Employment litigation is an increasing risk for business in Australia. Over the last 5 years or so there have been a number of emerging trends in employment litigation, such as the advent of claims against individual managers and directors, multiple claims, higher value claims and adverse action claims. Following a number of tragic suicides attributed to workplace bullying history, recent amendments to the Fair Work Act 2009 (Cth)(FWA) were made which are likely to see workplace bullying claims emerge as the latest trend in employment litigation facing Australian business.
On 1 January 2014 amendments were introduced to the FWA which introduced new jurisdiction to deal with applications from workers who believe that they are subject to bullying at work.
The amendments mark a significant change in the Australian employment law landscape because they give the Fair Work Commission (FWC) jurisdiction to hear complaints from workers who claim they are ‘bullied at work’. Previously, there were no specific anti-bullying laws in Australia, other than limited State-based criminal provisions and a generalised duty owed by employers under Work Health and Safety (WHS) laws to provide a safe working environment without risks to health, so far as is reasonably practicable. Whilst insurers may be familiar with stress claims arising from bullying and resulting compensable damages, this new jurisdiction will increase EPL exposures for most employers and their insurers.

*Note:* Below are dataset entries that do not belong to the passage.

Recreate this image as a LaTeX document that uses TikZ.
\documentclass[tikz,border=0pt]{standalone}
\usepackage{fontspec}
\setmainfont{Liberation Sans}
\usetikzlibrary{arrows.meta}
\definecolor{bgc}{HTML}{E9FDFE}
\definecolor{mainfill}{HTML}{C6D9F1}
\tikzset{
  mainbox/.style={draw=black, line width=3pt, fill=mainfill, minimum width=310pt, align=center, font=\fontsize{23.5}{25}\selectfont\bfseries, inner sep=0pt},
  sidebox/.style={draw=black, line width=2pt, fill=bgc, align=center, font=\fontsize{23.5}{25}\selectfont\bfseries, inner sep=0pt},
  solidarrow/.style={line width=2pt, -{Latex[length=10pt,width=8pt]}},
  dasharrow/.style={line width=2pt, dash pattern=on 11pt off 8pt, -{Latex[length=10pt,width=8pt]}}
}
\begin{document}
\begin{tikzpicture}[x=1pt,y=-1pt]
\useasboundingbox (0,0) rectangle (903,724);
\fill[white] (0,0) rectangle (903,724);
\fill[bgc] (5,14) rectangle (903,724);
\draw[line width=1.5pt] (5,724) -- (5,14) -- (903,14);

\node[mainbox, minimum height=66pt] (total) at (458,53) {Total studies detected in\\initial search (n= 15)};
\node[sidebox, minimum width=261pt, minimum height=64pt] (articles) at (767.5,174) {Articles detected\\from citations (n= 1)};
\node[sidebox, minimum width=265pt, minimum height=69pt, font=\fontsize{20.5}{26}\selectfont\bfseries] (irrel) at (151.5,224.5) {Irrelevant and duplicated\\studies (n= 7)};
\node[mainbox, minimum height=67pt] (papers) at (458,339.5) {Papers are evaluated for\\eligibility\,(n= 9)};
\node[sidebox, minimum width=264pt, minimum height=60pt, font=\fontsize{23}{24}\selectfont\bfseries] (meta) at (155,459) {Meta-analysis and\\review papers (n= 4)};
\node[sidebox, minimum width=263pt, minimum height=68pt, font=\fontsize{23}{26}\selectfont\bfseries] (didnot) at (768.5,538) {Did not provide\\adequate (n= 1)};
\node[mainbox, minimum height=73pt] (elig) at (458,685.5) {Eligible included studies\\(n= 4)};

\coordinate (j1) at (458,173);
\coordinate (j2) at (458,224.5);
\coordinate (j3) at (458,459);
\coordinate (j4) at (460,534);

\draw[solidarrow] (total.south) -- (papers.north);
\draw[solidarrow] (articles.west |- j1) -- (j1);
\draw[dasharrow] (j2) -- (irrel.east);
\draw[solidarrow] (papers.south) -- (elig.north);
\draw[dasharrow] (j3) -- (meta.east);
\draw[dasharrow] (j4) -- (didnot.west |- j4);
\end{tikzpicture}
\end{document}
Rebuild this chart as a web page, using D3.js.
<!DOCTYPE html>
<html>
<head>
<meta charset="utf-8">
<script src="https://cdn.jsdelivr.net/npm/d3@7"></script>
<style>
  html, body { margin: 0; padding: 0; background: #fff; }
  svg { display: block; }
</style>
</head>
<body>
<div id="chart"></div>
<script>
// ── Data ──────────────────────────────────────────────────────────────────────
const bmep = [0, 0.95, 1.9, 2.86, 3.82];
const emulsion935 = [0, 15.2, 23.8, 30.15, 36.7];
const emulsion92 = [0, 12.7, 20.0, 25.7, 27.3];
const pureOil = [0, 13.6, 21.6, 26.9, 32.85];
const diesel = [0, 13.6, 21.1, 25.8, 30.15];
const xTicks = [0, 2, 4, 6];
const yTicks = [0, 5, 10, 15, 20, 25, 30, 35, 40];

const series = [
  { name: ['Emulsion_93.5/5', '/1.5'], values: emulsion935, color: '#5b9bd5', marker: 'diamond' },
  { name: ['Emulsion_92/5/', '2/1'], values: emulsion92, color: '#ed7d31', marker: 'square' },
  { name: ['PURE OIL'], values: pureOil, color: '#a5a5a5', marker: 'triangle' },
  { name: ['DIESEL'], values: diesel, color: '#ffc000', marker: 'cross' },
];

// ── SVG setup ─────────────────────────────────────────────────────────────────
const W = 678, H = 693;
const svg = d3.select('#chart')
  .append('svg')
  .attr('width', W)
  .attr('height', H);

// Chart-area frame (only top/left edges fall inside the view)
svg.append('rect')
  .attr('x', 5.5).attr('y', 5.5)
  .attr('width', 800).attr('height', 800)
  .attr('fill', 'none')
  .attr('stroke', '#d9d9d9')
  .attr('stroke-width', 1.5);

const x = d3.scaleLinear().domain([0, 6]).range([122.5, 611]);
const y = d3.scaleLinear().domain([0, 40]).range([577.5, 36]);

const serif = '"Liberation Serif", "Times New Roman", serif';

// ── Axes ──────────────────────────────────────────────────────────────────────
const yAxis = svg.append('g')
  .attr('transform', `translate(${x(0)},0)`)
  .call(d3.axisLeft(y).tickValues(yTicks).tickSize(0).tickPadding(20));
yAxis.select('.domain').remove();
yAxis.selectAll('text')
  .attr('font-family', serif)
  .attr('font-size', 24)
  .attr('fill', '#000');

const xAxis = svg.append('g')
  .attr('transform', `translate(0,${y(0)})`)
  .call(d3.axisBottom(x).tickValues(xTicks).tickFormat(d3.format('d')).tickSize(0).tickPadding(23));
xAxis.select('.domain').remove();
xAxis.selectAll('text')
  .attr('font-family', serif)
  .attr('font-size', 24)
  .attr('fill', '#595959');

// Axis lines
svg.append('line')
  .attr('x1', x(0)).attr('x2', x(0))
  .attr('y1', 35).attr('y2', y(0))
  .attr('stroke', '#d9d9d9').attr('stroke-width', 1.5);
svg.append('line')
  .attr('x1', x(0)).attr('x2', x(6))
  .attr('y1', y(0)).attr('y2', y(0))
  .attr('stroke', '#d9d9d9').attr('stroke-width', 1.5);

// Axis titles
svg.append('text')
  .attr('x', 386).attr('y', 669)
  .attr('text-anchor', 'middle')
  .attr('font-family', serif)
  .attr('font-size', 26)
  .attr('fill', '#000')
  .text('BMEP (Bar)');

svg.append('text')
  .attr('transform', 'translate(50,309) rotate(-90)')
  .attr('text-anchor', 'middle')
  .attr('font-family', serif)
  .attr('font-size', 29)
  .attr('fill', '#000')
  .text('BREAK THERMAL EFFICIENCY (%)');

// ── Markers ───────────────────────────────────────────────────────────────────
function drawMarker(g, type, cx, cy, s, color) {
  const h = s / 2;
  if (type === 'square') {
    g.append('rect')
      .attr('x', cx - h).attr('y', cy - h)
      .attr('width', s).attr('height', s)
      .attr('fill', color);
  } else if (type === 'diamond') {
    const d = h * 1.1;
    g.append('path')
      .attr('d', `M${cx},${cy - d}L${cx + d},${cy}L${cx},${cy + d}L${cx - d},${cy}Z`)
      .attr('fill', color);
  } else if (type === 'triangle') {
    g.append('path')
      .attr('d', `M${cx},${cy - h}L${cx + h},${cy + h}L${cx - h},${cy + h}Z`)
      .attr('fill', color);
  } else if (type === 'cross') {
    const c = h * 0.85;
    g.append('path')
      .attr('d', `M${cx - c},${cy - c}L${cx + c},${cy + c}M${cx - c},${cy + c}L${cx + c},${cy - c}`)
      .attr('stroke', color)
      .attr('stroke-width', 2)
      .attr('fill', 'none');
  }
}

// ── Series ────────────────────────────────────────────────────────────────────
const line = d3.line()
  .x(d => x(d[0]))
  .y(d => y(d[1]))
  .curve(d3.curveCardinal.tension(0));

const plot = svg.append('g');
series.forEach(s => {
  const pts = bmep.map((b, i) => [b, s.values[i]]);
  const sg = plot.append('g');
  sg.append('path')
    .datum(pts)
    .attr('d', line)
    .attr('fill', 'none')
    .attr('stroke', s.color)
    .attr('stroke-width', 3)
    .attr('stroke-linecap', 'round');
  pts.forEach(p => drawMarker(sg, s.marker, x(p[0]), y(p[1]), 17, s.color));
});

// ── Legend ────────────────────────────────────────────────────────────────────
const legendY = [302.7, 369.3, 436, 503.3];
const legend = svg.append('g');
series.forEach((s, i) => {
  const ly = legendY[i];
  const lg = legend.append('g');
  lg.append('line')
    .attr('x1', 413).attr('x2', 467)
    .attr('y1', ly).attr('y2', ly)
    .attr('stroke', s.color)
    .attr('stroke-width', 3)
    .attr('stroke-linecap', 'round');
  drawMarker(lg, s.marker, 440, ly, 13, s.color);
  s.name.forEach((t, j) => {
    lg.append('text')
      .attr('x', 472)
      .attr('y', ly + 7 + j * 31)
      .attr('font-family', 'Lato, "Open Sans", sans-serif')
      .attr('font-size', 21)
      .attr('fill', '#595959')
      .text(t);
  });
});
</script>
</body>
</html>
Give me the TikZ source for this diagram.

The new legislation requires the FWC to deal with ‘Stop Bullying Applications’ within 14 days. The FWC has the discretion to seek information, conduct a conference or hold a formal hearing. Key issues may include whether the applicant is a ‘worker’ (an employee, contractor, apprentice or work experience student) and whether bullying conduct has occurred.
The concept of ‘bullying conduct’ is defined broadly but it must involve repeated unreasonable behaviour while the worker is at work and it must create a risk to health and safety. It does not include ‘reasonable management action taken in a reasonable manner’, so it remains open for employers to ‘performance manage’ their workers so long as they act reasonably in doing so. In contrast to WHS laws, an employer responding to a Stop Bullying Application cannot defend the Application on the basis that it provides a safe working environment without risks to health ‘so far as is reasonably practicable.’
If the FWC is satisfied that the worker has been bullied and there is a risk that the bullying behaviour will continue it may impose a ‘Stop Bulling Order’ directed to the worker’s employer or principal, the alleged bully’s employer or principal, an alleged bully, or co-workers. Examples of orders open to the FWC include:
- stopping a group of individuals from continuing the bullying conduct;
- regular monitoring of conduct by the employer;
- requiring compliance with the employer’s workplace bullying policy;
- requiring the employer to review their workplace bullying policy; and
- directing the employer to provide information and extra support and training to workers.
Any person or business who subsequently contravenes a Stop Bullying Order is exposed to a civil penalty (of up to AUD$10,200 for individuals and AUD$51,000 for corporations per contravention).
Practical steps for employers
Australian employers must consider ways to minimise and manage risks, particularly in the context of current labour market trends and their effect on workplace culture. FWC is anticipating a significant number of applications of alleged workplace bullying. Risk management tools which employers can implement to minimise this exposure include the following:
- Ensuring the workplace has an anti-bullying and grievance policy with a complaints resolution process.
- Providing training at induction and at regular intervals to reinforce grievance procedures.
- Encourage employees to approach a manager about workplace issues rather than seeking an external remedy.
- Training managers to understand their responsibilities when they receive a complaint.
- Responding swiftly to bullying complaints by conducting an investigation and taking disciplinary action, if appropriate. It may be wise to engage an external investigator through a lawyer so that legal professional privilege attaches to internal communications and the final report.
Early preventative action is an employer’s best means of limiting the risk of exposure to loss (damages and defence costs) flowing from a claim for bullying. However, the anti-bullying reforms simplify and expedite the claims process and the anticipated upturn in claims of this nature is likely to impact even the most diligent and pro-active employer.
In Australia there is a good take up of EPL insurance or Management Liability policies covering EPL which provide indemnity in respect of defence costs and losses flowing from a range of employment practices liabilities including anti-bullying claims. Generally these polices exclude damages for personal injury but cover payments for hurt and humiliation. In the area of bullying it is important that underwriters make clear this distinction in policy drafting because the penalties recoverable from the FWC are significantly less than damages at common law which can potentially reach significant 6 figure sums.
EPL policies tend to have a reasonable costs inclusive deductible applied and low limits of cover, generally not exceeding AUD$500,000. We anticipate, because the cover is relatively affordable and often forms part of a management liability or D&O cover, that there will be an increase in the take up of this form of cover by employers and a commensurate proportionate increase in claims for indemnity.